# Start of Available data
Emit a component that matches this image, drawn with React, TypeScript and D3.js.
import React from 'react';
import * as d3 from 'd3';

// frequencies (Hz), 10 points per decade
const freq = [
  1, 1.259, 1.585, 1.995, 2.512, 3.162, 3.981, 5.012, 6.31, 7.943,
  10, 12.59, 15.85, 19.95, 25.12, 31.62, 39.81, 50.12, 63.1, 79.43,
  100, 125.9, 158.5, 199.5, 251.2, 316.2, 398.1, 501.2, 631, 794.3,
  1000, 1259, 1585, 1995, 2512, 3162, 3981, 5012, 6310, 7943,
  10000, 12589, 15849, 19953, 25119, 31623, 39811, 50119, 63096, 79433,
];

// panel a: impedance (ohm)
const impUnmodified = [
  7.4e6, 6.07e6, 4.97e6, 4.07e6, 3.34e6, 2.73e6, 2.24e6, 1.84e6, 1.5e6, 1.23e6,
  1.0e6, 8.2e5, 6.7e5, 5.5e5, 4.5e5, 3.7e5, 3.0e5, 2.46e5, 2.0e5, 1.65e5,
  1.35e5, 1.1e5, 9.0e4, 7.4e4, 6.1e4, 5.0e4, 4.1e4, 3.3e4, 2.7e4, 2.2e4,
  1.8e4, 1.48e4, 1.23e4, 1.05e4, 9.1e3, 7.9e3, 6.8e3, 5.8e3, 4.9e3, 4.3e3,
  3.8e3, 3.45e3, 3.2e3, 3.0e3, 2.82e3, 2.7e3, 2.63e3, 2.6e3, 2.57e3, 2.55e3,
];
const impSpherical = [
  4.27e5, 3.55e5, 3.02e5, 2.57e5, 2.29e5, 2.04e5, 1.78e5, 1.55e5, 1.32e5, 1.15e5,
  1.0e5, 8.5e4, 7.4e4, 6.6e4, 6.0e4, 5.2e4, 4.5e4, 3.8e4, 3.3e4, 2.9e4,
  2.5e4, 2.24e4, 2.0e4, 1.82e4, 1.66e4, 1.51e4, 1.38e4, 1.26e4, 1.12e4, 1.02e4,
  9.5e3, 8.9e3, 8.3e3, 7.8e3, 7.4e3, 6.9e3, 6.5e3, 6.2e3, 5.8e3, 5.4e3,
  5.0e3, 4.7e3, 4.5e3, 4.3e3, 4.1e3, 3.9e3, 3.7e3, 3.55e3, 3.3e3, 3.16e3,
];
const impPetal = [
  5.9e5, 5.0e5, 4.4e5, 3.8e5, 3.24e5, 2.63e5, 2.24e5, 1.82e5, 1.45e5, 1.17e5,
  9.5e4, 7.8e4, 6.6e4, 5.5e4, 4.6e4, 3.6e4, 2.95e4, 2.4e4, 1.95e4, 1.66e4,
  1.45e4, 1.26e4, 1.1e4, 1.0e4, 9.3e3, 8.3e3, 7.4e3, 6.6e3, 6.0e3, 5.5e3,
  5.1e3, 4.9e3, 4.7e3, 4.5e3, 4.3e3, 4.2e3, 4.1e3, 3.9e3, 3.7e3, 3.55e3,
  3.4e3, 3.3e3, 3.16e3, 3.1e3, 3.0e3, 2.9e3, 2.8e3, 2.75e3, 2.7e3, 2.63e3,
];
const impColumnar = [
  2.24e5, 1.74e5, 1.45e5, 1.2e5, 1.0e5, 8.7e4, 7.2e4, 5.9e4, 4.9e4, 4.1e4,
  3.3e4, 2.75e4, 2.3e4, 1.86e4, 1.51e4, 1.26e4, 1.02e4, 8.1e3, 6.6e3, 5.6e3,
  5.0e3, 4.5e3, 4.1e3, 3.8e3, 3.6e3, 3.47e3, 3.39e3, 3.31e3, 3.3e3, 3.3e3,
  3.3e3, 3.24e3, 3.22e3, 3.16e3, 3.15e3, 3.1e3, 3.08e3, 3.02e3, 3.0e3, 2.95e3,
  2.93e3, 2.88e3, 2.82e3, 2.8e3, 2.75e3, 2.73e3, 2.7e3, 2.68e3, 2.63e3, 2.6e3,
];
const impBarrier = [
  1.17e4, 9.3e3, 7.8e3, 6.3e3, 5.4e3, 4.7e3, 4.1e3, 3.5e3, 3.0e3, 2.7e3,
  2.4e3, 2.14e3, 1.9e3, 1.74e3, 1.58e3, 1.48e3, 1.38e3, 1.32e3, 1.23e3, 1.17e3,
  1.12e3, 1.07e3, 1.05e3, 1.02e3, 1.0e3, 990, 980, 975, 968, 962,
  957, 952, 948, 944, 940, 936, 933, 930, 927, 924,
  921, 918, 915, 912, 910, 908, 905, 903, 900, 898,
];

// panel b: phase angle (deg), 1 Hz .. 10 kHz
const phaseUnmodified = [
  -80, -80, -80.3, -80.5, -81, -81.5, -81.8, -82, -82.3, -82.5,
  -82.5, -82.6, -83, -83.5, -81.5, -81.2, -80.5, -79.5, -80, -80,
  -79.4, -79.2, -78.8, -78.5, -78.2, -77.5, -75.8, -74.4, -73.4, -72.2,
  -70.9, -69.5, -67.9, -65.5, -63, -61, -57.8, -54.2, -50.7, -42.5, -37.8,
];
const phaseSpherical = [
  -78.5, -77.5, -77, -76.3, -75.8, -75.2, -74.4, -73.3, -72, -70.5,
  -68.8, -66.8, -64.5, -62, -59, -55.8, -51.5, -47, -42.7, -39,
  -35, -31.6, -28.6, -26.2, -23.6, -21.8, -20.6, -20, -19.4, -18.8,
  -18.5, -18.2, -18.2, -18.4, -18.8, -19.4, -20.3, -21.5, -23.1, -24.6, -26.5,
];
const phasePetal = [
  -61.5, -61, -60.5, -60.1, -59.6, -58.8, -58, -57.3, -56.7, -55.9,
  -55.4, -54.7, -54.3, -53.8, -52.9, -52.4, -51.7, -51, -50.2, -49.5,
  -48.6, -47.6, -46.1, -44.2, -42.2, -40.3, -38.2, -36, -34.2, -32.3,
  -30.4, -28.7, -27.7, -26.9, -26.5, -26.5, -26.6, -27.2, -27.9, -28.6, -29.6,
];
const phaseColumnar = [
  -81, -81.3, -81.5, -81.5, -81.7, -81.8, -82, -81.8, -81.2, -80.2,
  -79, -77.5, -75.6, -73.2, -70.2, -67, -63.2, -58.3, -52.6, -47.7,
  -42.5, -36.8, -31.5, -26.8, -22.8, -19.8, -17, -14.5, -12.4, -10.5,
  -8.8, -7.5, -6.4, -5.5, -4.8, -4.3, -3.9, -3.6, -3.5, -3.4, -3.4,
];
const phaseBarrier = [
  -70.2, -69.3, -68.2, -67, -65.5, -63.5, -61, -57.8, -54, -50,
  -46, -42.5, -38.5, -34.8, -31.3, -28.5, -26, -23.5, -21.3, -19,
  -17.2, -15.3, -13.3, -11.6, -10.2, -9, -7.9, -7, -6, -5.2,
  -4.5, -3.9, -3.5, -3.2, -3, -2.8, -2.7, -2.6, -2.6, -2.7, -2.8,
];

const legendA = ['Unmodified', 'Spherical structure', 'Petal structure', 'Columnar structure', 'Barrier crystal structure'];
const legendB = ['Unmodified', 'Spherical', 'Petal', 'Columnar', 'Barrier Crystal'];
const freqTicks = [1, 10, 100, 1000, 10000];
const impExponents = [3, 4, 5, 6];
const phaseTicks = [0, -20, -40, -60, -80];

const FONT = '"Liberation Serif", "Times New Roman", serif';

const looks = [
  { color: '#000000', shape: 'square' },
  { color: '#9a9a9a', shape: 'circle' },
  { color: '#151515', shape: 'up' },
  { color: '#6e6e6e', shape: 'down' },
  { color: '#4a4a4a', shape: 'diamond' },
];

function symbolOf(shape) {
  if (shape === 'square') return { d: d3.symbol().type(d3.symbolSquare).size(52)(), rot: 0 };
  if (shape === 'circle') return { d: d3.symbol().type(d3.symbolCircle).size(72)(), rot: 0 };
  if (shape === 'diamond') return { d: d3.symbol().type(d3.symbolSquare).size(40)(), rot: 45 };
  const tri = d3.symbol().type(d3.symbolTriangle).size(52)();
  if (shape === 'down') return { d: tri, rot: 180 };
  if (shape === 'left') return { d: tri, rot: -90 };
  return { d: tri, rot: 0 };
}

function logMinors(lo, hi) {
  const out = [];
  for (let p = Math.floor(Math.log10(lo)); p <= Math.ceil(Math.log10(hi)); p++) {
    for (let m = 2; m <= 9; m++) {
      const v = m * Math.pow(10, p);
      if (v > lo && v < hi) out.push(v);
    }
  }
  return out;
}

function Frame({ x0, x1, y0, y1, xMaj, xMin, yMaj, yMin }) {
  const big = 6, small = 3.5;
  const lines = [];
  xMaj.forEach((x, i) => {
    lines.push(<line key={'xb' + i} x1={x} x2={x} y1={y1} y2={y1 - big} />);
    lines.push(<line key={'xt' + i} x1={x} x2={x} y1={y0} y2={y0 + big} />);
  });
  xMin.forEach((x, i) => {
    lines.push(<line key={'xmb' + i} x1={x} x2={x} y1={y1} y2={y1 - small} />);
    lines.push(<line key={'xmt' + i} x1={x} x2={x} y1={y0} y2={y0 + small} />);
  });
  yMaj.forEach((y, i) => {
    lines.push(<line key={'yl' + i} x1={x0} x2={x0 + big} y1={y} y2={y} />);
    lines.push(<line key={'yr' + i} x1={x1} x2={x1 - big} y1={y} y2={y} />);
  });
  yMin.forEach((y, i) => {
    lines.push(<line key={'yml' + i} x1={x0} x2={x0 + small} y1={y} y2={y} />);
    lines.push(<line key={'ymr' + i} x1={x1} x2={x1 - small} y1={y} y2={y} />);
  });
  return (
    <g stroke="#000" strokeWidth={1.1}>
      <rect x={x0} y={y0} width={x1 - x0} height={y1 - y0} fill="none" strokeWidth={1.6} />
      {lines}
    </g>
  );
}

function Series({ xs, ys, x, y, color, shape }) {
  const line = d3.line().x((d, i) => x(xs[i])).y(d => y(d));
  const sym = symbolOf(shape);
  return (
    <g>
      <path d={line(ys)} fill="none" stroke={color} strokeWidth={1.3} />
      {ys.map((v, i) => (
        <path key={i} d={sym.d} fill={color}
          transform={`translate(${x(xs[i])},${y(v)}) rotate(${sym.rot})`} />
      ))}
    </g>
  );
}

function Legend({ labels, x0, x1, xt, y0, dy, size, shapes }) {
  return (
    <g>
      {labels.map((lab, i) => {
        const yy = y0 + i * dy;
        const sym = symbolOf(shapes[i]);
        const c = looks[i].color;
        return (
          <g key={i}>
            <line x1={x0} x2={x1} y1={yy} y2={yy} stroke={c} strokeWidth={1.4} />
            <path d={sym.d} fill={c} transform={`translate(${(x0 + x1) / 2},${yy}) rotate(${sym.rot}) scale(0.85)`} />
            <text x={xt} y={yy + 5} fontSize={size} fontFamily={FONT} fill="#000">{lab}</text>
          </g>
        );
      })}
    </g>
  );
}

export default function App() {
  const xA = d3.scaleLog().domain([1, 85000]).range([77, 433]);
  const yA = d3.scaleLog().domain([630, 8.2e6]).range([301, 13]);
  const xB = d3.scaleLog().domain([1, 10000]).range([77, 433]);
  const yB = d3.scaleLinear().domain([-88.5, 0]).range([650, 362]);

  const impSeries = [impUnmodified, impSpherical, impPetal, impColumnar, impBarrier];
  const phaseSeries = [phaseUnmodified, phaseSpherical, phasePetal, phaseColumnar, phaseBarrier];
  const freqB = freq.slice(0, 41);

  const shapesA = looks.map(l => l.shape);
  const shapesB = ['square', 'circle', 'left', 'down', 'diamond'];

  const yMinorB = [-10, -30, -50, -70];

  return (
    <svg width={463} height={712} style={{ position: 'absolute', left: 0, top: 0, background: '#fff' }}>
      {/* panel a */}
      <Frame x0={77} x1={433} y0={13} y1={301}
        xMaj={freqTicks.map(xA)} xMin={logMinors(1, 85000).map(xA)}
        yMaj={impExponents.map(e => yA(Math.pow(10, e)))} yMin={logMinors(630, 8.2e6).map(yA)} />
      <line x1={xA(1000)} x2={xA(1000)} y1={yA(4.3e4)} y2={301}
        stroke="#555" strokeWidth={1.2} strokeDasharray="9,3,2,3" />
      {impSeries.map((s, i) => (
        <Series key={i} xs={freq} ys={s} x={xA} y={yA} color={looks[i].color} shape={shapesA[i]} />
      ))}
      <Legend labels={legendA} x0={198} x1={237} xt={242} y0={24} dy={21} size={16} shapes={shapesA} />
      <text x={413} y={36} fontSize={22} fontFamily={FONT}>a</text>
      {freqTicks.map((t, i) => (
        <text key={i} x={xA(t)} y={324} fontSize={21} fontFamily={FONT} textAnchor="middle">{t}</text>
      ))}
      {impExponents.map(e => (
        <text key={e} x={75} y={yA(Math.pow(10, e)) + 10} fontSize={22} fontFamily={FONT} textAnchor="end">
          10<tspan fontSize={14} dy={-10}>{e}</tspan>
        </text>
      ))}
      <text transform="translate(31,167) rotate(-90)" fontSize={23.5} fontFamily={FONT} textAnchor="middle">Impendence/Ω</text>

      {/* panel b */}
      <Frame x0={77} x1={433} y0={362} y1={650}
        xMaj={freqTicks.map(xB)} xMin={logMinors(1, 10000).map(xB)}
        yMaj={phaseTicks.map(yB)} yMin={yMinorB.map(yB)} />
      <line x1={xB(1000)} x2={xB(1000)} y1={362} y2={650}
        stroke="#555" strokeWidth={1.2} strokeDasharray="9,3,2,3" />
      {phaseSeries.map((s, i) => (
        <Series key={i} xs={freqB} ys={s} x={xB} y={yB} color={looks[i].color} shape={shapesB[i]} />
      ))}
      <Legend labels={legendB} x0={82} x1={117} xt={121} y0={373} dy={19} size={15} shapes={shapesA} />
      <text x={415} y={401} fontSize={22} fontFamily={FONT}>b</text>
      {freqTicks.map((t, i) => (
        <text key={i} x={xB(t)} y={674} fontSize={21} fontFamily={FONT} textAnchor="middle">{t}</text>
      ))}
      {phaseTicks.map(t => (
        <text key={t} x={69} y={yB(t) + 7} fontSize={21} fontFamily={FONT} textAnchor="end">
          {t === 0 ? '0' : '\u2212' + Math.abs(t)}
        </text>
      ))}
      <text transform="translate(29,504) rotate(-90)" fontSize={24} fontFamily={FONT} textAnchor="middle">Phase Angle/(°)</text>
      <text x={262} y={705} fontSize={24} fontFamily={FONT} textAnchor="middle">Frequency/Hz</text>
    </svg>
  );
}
# End of Available data
Please transcribe, exactly and with nothing added, the lines from the first line of the material above through the line that contains "import * as d3 from 'd3';".

Emit a component that matches this image, drawn with React, TypeScript and D3.js.
import React from 'react';
import * as d3 from 'd3';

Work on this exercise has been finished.